A cognitive reinterpretation of classical introspectionism

Harry T Hunt

pp. 245-290

This paper is a step toward relinking the scattered subjectivist-phenomenological traditions in psychology to offer some balance for our current "extraverted" obsession with the experimental management of information and computation. Felt meaning, physiognomy, and metaphor are crucial to such a Fechnerian endeavor, because these most subjective aspects of symbolic cognition are also most strikingly attuned to the qualia afforded by the environment.Specifically, the striking overlap between the techniques and phenomena of altered states of consciousness and classical introspectionism, understood through a holistic cognitive perspective, exteriorizes normally masked aspects of metaphor—the synaesthetically mediated reorganization of microgenetic-iconic stages of perception.

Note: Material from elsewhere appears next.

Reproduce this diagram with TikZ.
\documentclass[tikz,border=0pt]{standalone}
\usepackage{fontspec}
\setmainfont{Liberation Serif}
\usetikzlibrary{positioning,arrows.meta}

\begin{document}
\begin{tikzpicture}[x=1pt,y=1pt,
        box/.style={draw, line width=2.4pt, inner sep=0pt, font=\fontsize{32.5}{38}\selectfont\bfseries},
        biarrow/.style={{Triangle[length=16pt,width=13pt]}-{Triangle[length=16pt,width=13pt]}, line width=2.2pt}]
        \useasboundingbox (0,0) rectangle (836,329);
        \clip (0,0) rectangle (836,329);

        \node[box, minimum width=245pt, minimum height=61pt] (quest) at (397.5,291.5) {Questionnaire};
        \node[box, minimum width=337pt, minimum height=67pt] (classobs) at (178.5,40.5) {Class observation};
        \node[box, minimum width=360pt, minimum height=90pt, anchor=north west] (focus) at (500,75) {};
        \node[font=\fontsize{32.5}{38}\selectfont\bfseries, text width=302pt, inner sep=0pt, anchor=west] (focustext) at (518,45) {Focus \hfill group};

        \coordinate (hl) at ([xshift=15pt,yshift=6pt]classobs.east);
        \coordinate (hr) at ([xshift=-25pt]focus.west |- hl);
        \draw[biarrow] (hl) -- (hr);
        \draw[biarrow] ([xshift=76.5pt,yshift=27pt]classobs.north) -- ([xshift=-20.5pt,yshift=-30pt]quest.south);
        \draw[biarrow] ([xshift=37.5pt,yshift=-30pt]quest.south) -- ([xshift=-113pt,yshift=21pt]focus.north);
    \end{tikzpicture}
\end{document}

Titchener's sensory-affective core has the place in a psychology of metaphor that it so lacked in functional perception (Gibson), and the disparity between Würzburg "impalpables' of thought and Cornell imagery protocols can be resolved if we assume that all representational processes have a presentational aspect based on complex or geometric synesthesias. Support for this approach is drawn from Wittgenstein's later notebooks.

Publication details

DOI: 10.1007/978-1-4615-6453-9_18

Full citation:

Hunt, H. T. (1986)., A cognitive reinterpretation of classical introspectionism, in L. Mos (ed.), Annals of theoretical psychology, Dordrecht, Springer, pp. 245-290.